Woodfire Grill: Smokin’
1782 Cheshire Bridge Road, Atlanta
Hours: Dinner only, Tuesdays-Saturdays.
Parking: Complimentary valet.
Dress code: Dressy casual.
Reservations: You will need them, and further in advance than you think.
I always root for the home team when I’m watching Bravo’s Top Chef, the reality show pressure-cooker featuring “cheftestants” from around the country. Last season, we had three Atlantans: Hector Santiago of Pura Vida, Eli Kersh-tein of Eno and the voluble Kevin Gillespie, who’d recently taken over the kitchen at Woodfire Grill. Despite the ferocious hog tattooed down his forearm, Gillespie seemed far too nice, his food too simple and Southern to satisfy the demanding judges.
But, like another Atlanta chef from a previous season, Richard Blais, Gillespie made it to the finals, where he had an atypically bad night. And like Blais, though just missing the top prize, Gillespie may have made the most impact on viewers. (Gillespie won “fan favorite.”) Both did us proud, showing what a new, artfully articulated vision of “Southern food” might be – while being sweet young gentlemen.
Blais and Gillespie also may end up with the last laughs. Unlike their seasons’ winners, the two are part-owners of their own restaurants – booming restaurants, thanks in part to their TV appearances. Flip, Blais’ homage to the burger, and Woodfire Grill are packed these days – and Gillespie has said that before Top Chef, the restaurant was struggling.
That’s not surprising, given the devoted following previous chef/owner, the sustainable/seasonal pioneer Michael Tuohy, had earned over the years at Woodfire Grill. Before Top Chef, I, too, wondered how the restaurant would fare – how could this “new” chef ever reinterpret Tuohy’s personal enterprise? Or would it just limp along on Tuohy’s old menus? I hoped another of our town’s best restaurants would not go by the wayside. But Gillespie’s work – at least on TV – seemed fascinatingly fresh.
In fact, Gillespie’s Woodfire does anything but limp. Everybody in the place seems to hurry along in confident strides, smiling broadly. The sense of comfort and cheer is almost palpable – the wait staff and front-of-the-house crew behave like actors in a surprise Broadway hit. And the food: It, too, is worthy of an encore performance – perhaps the best meal I’ve had at an Atlanta restaurant in a year.

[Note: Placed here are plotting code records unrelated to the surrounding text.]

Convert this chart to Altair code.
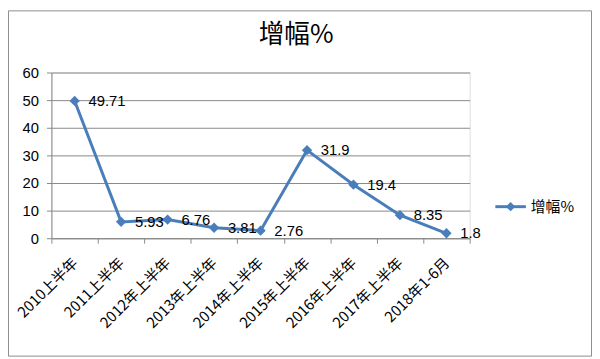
import altair as alt
import pandas as pd

categories = ["2010上半年", "2011上半年", "2012年上半年", "2013年上半年", "2014年上半年",
              "2015年上半年", "2016年上半年", "2017年上半年", "2018年1-6月"]
values = [49.71, 5.93, 6.76, 3.81, 2.76, 31.9, 19.4, 8.35, 1.8]
labels = ["49.71", "5.93", "6.76", "3.81", "2.76", "31.9", "19.4", "8.35", "1.8"]
series_name = "增幅%"
title_text = "增幅%"
y_ticks = [0, 10, 20, 30, 40, 50, 60]

df = pd.DataFrame({"cat": categories, "val": values, "lab": labels})

BLUE = "#4A7EBB"
GRAY = "#888888"
CJK = "Noto Sans CJK SC"
NUM = "Liberation Sans"

x_enc = alt.X("cat:N", sort=categories, bandPosition=0.5,
              scale=alt.Scale(type="band", paddingInner=0, paddingOuter=0),
              axis=alt.Axis(title=None, labelAngle=-45, labelAlign="right", labelBaseline="middle",
                            labelFont=CJK, labelFontSize=15, labelColor="black",
                            labelPadding=17, tickSize=5, tickBand="extent",
                            domainColor=GRAY, tickColor=GRAY, grid=False))
y_enc = alt.Y("val:Q", scale=alt.Scale(domain=[0, 60], nice=False),
              axis=alt.Axis(title=None, values=y_ticks, labelFont=NUM, labelFontSize=15,
                            labelColor="black", labelPadding=8, tickSize=5,
                            domainColor=GRAY, tickColor=GRAY, gridColor=GRAY, grid=True))

base = alt.Chart(df)
line = base.mark_line(color=BLUE, strokeWidth=3).encode(x=x_enc, y=y_enc)
pts = base.mark_point(shape="diamond", filled=True, color=BLUE, size=110, opacity=1).encode(x=x_enc, y=y_enc)
txt = base.mark_text(align="left", baseline="middle", dx=14, font=NUM, fontSize=15,
                     color="black").encode(x=x_enc, y=y_enc, text="lab:N")

leg_df = pd.DataFrame({"name": [series_name], "title": [title_text]})
leg_line = alt.Chart(leg_df).mark_rule(color=BLUE, strokeWidth=3).encode(
    x=alt.value(450), x2=alt.value(481), y=alt.value(136))
leg_pt = alt.Chart(leg_df).mark_point(shape="diamond", filled=True, color=BLUE, size=90, opacity=1).encode(
    x=alt.value(465.5), y=alt.value(136))
leg_txt = alt.Chart(leg_df).mark_text(align="left", baseline="middle", font=CJK, fontSize=15,
                                      color="black").encode(
    x=alt.value(486), y=alt.value(136), text="name:N")
title_mark = alt.Chart(leg_df).mark_text(align="center", baseline="middle", font=CJK, fontSize=26,
                                         color="black").encode(
    x=alt.value(248), y=alt.value(-38), text="title:N")

border = alt.Chart(leg_df).mark_rect(filled=False, stroke="#8c8c8c", strokeWidth=1).encode(
    x=alt.value(-43.5), x2=alt.value(547.5), y=alt.value(-62.5), y2=alt.value(287.5))

chart = alt.layer(border, line, pts, txt, leg_line, leg_pt, leg_txt, title_mark).properties(
    width=424, height=168,
    autosize=alt.AutoSizeParams(type="none"),
    padding={"left": 44, "top": 63, "right": 124, "bottom": 120},
).configure_view(stroke=None).configure(background="white")

chart.save("out.html", embed_options={"renderer": "svg", "actions": False})
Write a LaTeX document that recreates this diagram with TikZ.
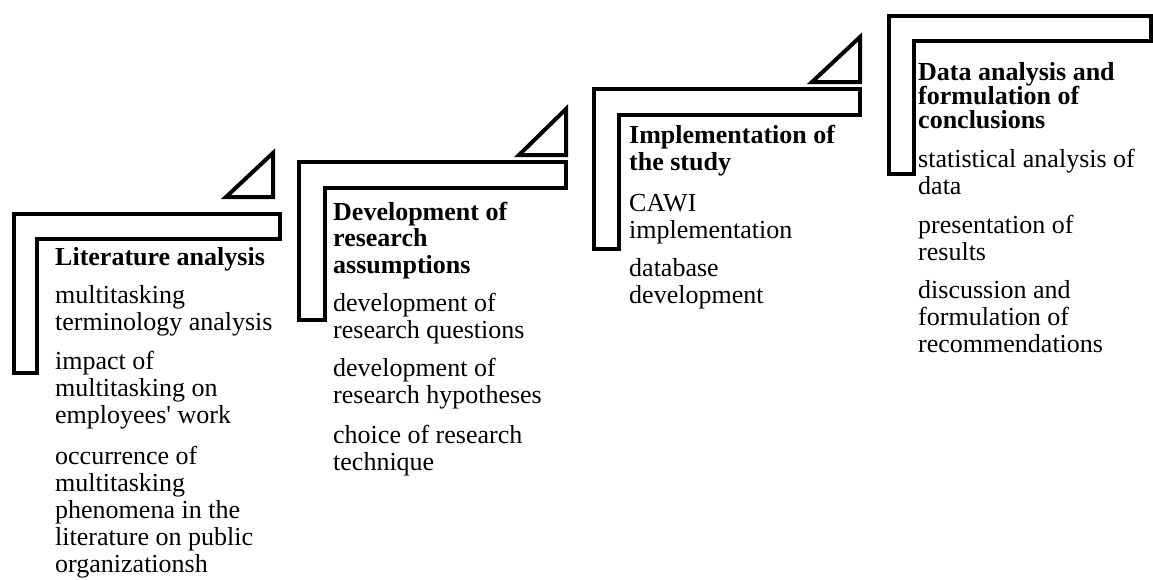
\documentclass[tikz,border=0pt]{standalone}
\usepackage{fontspec}
\setmainfont{Liberation Serif}
\usetikzlibrary{positioning}

\begin{document}
\begin{tikzpicture}[x=1pt, y=-1pt,
  stair/.style={draw=black, line width=4pt},
  head/.style={anchor=base west, align=left, inner sep=0pt,
    font=\fontsize{26}{26.5}\selectfont\bfseries},
  item/.style={anchor=base west, align=left, inner sep=0pt,
    font=\fontsize{26}{27}\selectfont}]
  \useasboundingbox (0,0) rectangle (1153,579);

  % stairs
  \draw[stair] (14,214) -- (280,214) -- (280,239) -- (37,239) -- (37,373) -- (14,373) -- cycle;
  \draw[stair] (226,197) -- (273,197) -- (273,153) -- cycle;
  \draw[stair] (299,162) -- (566,162) -- (566,188) -- (325,188) -- (325,320) -- (299,320) -- cycle;
  \draw[stair] (519,155) -- (566,155) -- (566,109) -- cycle;
  \draw[stair] (594,89) -- (860,89) -- (860,115) -- (619,115) -- (619,249) -- (594,249) -- cycle;
  \draw[stair] (812,82) -- (860,82) -- (860,37) -- cycle;
  \draw[stair] (889,16) -- (1151,16) -- (1151,41) -- (914,41) -- (914,174) -- (889,174) -- cycle;

  % step 1 (nodes sit on the baseline of their last line)
  \node[head] (lit) at (55,265) {Literature analysis};
  \node[item] (lit1) at (55,330) {multitasking\\terminology analysis};
  \node[item] (lit2) at (55,423) {impact of\\multitasking on\\employees\textquotesingle\ work};
  \node[item] (lit3) at (55,572) {occurrence of\\multitasking\\phenomena in the\\literature on public\\organizationsh};

  % step 2
  \node[head] (dev) at (333,273) {Development of\\research\\assumptions};
  \node[item] (dev1) at (333,338) {development of\\research questions};
  \node[item] (dev2) at (333,403) {development of\\research hypotheses};
  \node[item] (dev3) at (333,470) {choice of research\\technique};

  % step 3
  \node[head] (imp) at (629,170) {Implementation of\\the study};
  \node[item] (imp1) at (629,238) {CAWI\\implementation};
  \node[item] (imp2) at (629,303) {database\\development};

  % step 4
  \node[head, font=\fontsize{26}{24}\selectfont\bfseries] (dat) at (918,128) {Data analysis and\\formulation of\\conclusions};
  \node[item] (dat1) at (918,194) {statistical analysis of\\data};
  \node[item] (dat2) at (918,260) {presentation of\\results};
  \node[item] (dat3) at (918,352) {discussion and\\formulation of\\recommendations};
\end{tikzpicture}
\end{document}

Gillespie takes Tuohy’s emphasis on quality ingredients and applies Woodfire’s wood-burning grill, but then takes the fare to the next step, combining all with surprising results, without overcomplicating.
We began with a salad of Maine peekytoe crab, with roasted local beets, avocado puree and curry aioli. Dainty and delicate as a lacecap hydrangea, and just as pretty, the dish’s piquant flavors seemed to play hide-and-seek, each showing itself in turn. The old-fashioned oyster dressing had all those flavors, but used fried oysters, bacon-hot sauce mayo, fresh apples and pickled cabbage as a kind of chow-chow.
We sipped a dry Spanish cava rose with our entrees, pan-roasted wild sturgeon, with Romesco (a nut-and-tomato peasant sauce) crust and root vegetable gratin – sturdy, beautiful, gratifying. But the wood-grilled quail was something more than the sum of its parts, a glisteningly lacquered, mostly deboned package of tender bird, over roasted endives and greens. The quail’s molasses-like glaze and “rutabaga mustarda” lent the dish an almost Chinese balance of sweet, earthy and wild flavors. The gorgeous little brown-edged Brussels sprouts had perhaps more of their share of butter and fat in the bottom of the dish – but boy, were they good. A wicked chocolate bread pudding rounded out the meal.
If Gillespie is leading the way toward a new kind of Southern table, I’m ready to take a seat.